Ich hoffe, dass die Teilnehmerinnen und Teilnehmer am Geschichtswettbewerb zum Thema Wohnen in vierzig oder fünfzig Jahren dann feststellen werden, dass wir es heute geschafft haben, klimaneutral zu wohnen, den Weg dahin jedenfalls zu bereiten, und gleichzeitig bezahlbaren Wohnraum für möglichst alle Menschen in unserem Land zu schaffen. Es muss nicht vierzig Jahre dauern, aber bis morgen ist das eben auch nicht hinzukriegen.
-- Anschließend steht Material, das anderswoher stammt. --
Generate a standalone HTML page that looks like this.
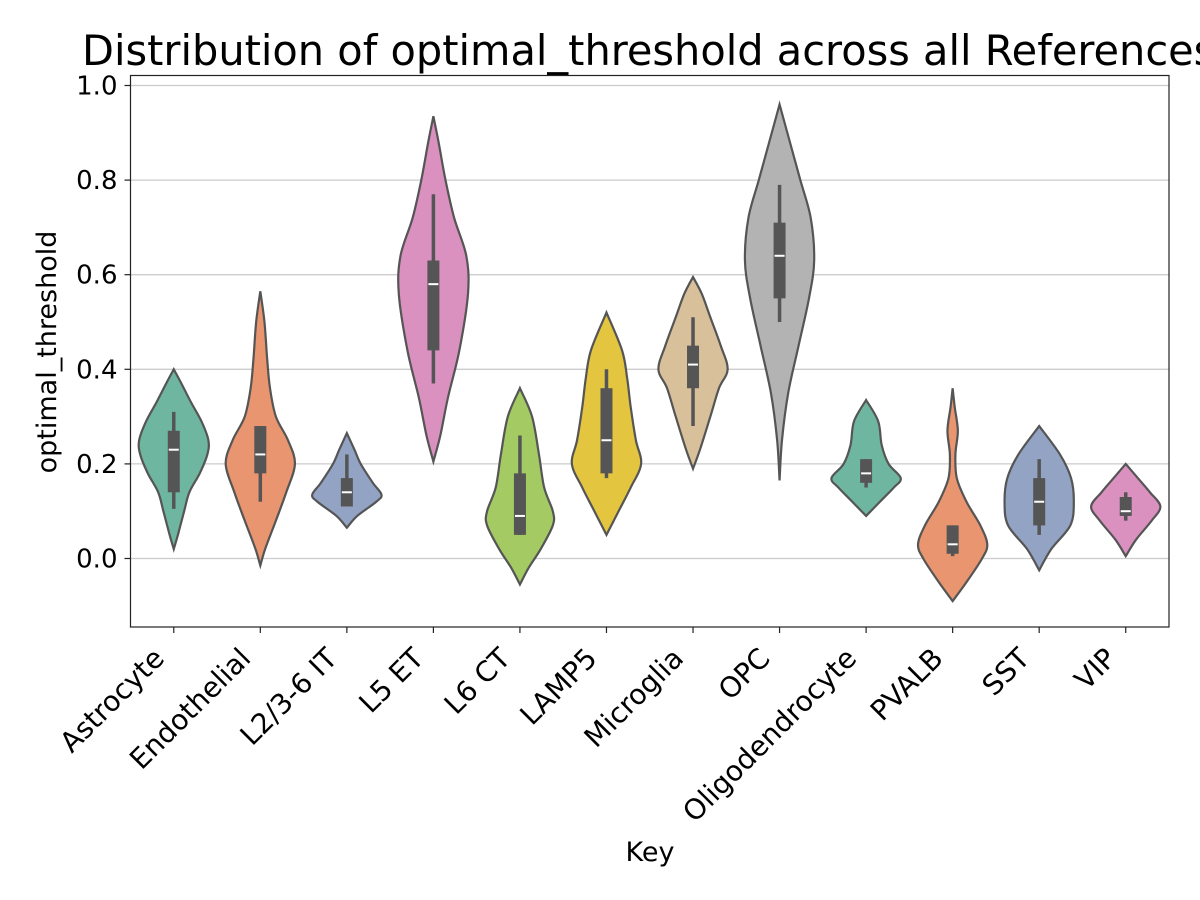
<!DOCTYPE html>
<html><head><meta charset="utf-8"><style>
html,body{margin:0;padding:0;background:#fff;overflow:hidden;width:1200px;height:900px}
svg text{font-family:"DejaVu Sans","Liberation Sans",sans-serif;fill:#000}
</style></head><body>
<svg id="chart" width="1200" height="900">
<text x="82" y="65" font-size="41.5">Distribution of optimal_threshold across all References</text>
<g id="grid"></g><g id="violins"></g>
<rect x="130.5" y="75.5" width="1038.5" height="551.5" fill="none" stroke="#222" stroke-width="1.2"/>
<g id="axes"></g>
<text x="650" y="861" font-size="27" text-anchor="middle">Key</text>
<text transform="translate(56,352) rotate(-90)" font-size="27" text-anchor="middle">optimal_threshold</text>
</svg>
<script>
const categories=["Astrocyte","Endothelial","L2/3-6 IT","L5 ET","L6 CT","LAMP5","Microglia","OPC","Oligodendrocyte","PVALB","SST","VIP"];
const yTicks=[0.0,0.2,0.4,0.6,0.8,1.0];
const yTickLabels=["0.0","0.2","0.4","0.6","0.8","1.0"];
// density profiles: [value, relative half-width]
const profiles=[
[[0.02,0],[0.05,0.12],[0.1,0.3],[0.14,0.45],[0.18,0.75],[0.22,0.97],[0.25,1.0],[0.29,0.8],[0.33,0.5],[0.37,0.22],[0.40,0]],
[[-0.015,0],[0.02,0.14],[0.08,0.45],[0.14,0.75],[0.2,1.0],[0.25,0.8],[0.3,0.45],[0.36,0.28],[0.42,0.2],[0.5,0.12],[0.565,0]],
[[0.065,0],[0.09,0.3],[0.12,0.85],[0.135,1.0],[0.16,0.75],[0.2,0.4],[0.23,0.22],[0.265,0]],
[[0.205,0],[0.26,0.2],[0.34,0.42],[0.44,0.75],[0.56,1.0],[0.64,0.95],[0.72,0.6],[0.8,0.35],[0.88,0.15],[0.935,0]],
[[-0.055,0],[-0.02,0.25],[0.02,0.6],[0.07,0.95],[0.1,0.95],[0.15,0.7],[0.22,0.55],[0.3,0.35],[0.36,0]],
[[0.05,0],[0.1,0.35],[0.15,0.7],[0.2,1.0],[0.25,0.85],[0.32,0.7],[0.38,0.6],[0.44,0.45],[0.52,0]],
[[0.19,0],[0.23,0.2],[0.3,0.5],[0.36,0.75],[0.4,1.0],[0.45,0.8],[0.51,0.5],[0.56,0.25],[0.595,0]],
[[0.165,0],[0.25,0.07],[0.35,0.25],[0.45,0.55],[0.55,0.85],[0.63,1.0],[0.72,0.9],[0.8,0.6],[0.88,0.3],[0.96,0]],
[[0.09,0],[0.12,0.4],[0.15,0.8],[0.17,1.0],[0.2,0.65],[0.24,0.45],[0.29,0.35],[0.335,0]],
[[-0.09,0],[-0.05,0.4],[0.0,0.85],[0.03,1.0],[0.07,0.8],[0.12,0.4],[0.17,0.12],[0.22,0.08],[0.27,0.15],[0.32,0.06],[0.36,0]],
[[-0.025,0],[0.02,0.35],[0.07,0.9],[0.12,1.0],[0.17,0.92],[0.22,0.6],[0.28,0]],
[[0.005,0],[0.04,0.3],[0.08,0.75],[0.11,1.0],[0.14,0.7],[0.17,0.35],[0.2,0]]
];
const q1=[0.14,0.18,0.11,0.44,0.05,0.18,0.36,0.55,0.16,0.01,0.07,0.09];
const q3=[0.27,0.28,0.17,0.63,0.18,0.36,0.45,0.71,0.21,0.07,0.17,0.13];
const whiskLo=[0.105,0.12,0.11,0.37,0.05,0.17,0.28,0.50,0.15,0.005,0.05,0.08];
const whiskHi=[0.31,0.28,0.22,0.77,0.26,0.40,0.51,0.79,0.21,0.07,0.21,0.14];
const medians=[0.23,0.22,0.14,0.58,0.09,0.25,0.41,0.64,0.18,0.03,0.12,0.10];
const colors=["#6fb6a0","#e9956f","#93a3c4","#da91c0","#a3ca63","#e4c540","#d8c09a","#b3b3b3","#6fb6a0","#e9956f","#93a3c4","#da91c0"];

const X0=130.5,X1=1169,Y0=558.5,YSCALE=473;
const step=(X1-X0)/categories.length;
const xPos=i=>X0+step*(i+0.5);
const yPos=v=>Y0-v*YSCALE;
const maxHalf=step*0.4;
const ns="http://www.w3.org/2000/svg";
const mk=(t,a,p)=>{const e=document.createElementNS(ns,t);for(const k in a)e.setAttribute(k,a[k]);p.appendChild(e);return e;};
const grid=document.getElementById('grid'),axes=document.getElementById('axes'),vg=document.getElementById('violins');
yTicks.forEach((t,i)=>{
  const y=yPos(t);
  const g=mk('line',{x1:X0,x2:X1,y1:y,y2:y,stroke:'#cccccc','stroke-width':1.3},grid);
  
  
  const tk=mk('line',{x1:X0-6,x2:X0,y1:y,y2:y,stroke:'#222','stroke-width':1.2},axes);
  
  
  const tx=mk('text',{x:X0-13,y:y+9,'font-size':26,'text-anchor':'end'},axes);
  tx.textContent=yTickLabels[i];
  
  
});
function smooth(pts){
  let d=`M${pts[0][0]},${pts[0][1]}`;
  for(let i=0;i<pts.length-1;i++){
    const p0=pts[Math.max(0,i-1)],p1=pts[i],p2=pts[i+1],p3=pts[Math.min(pts.length-1,i+2)];
    const c1=[p1[0]+(p2[0]-p0[0])/6,p1[1]+(p2[1]-p0[1])/6];
    const c2=[p2[0]-(p3[0]-p1[0])/6,p2[1]-(p3[1]-p1[1])/6];
    d+=`C${c1[0]},${c1[1]} ${c2[0]},${c2[1]} ${p2[0]},${p2[1]}`;
  }
  return d;
}
categories.forEach((c,i)=>{
  const cx=xPos(i);
  const prof=profiles[i];
  const right=prof.map(p=>[cx+p[1]*maxHalf,yPos(p[0])]);
  const left=prof.slice().reverse().map(p=>[cx-p[1]*maxHalf,yPos(p[0])]);
  const d=smooth(right)+smooth(left).replace(/^M[^C]*/,'')+'Z';
  const v=mk('path',{d:d,fill:colors[i],stroke:'#555','stroke-width':2.2},vg);
  
  
  const w=mk('line',{x1:cx,x2:cx,y1:yPos(whiskLo[i]),y2:yPos(whiskHi[i]),stroke:'#555','stroke-width':3.5},vg);
  
  
  const b=mk('rect',{x:cx-6,y:yPos(q3[i]),width:12,height:yPos(q1[i])-yPos(q3[i]),fill:'#555'},vg);
  
  
  const m=mk('line',{x1:cx-5,x2:cx+5,y1:yPos(medians[i]),y2:yPos(medians[i]),stroke:'#fff','stroke-width':2},vg);
  
  
  const tk=mk('line',{x1:cx,x2:cx,y1:627,y2:633,stroke:'#222','stroke-width':1.2},axes);
  
  
  const tx=mk('text',{transform:`translate(${cx-8},${660}) rotate(-45)`,'font-size':28,'text-anchor':'end'},axes);
  tx.textContent=c;
  
  
});
</script>
</body></html>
Ich möchte mich bei allen, die diesen Geschichtswettbewerb zu einem solchen Erfolg geführt haben, herzlich bedanken. Ohne sie wäre das nicht möglich: Bei den vielen Tutorinnen und Tutoren, die die Schülerinnen und Schüler, wie ich weiß, motivieren und, wenn es notwendig ist zwischendurch, wenn der Ehrgeiz etwas erlahmt oder wenn Langeweile aufkommt oder wenn man Angst hat, nicht fertig zu werden, immer wieder ermutigen, weiterzumachen. Ich will mich bedanken bei der Körber-Stiftung, die diesen Wettbewerb mit großer Erfahrung, mit Einsatz, mit Ideen, aber vor allen Dingen immer wieder mit großer Leidenschaft betreut und in die Zukunft weiterführt. Ich will mich bedanken bei den Mitgliedern der Landes- und Bundesjurys, die die vielen Beiträge, ich habe das angedeutet mit der Zahl der Teilnehmer ganz zu Anfang, bewertet, und eben nicht nur das, sondern auch wertgeschätzt hat; das ist so wichtig für all diejenigen, die heute hier nicht auf der Bühne stehen werden. Ich will mich bedanken beim Kuratorium und beim Wissenschaftlichen Beirat, die den Wettbewerb fachlich unterstützen. Und natürlich möchte ich mich bei allen, auch in Ihrem Namen, Archivarinnen und Archivaren bedanken, bei allen Zeitzeugen und Institutionen, die Opfer Eurer Recherchearbeit geworden sind und dabei mitgemacht haben.

Ich bin mir ganz sicher, ich habe mir das angeguckt, was hier eingegangen ist an preiswürdigen Wettbewerbsbeiträgen für den heutigen Tag: Ihr alle miteinander, Ihr habt die Erfolgsgeschichte dieses Geschichtswettbewerbes weitergeschrieben!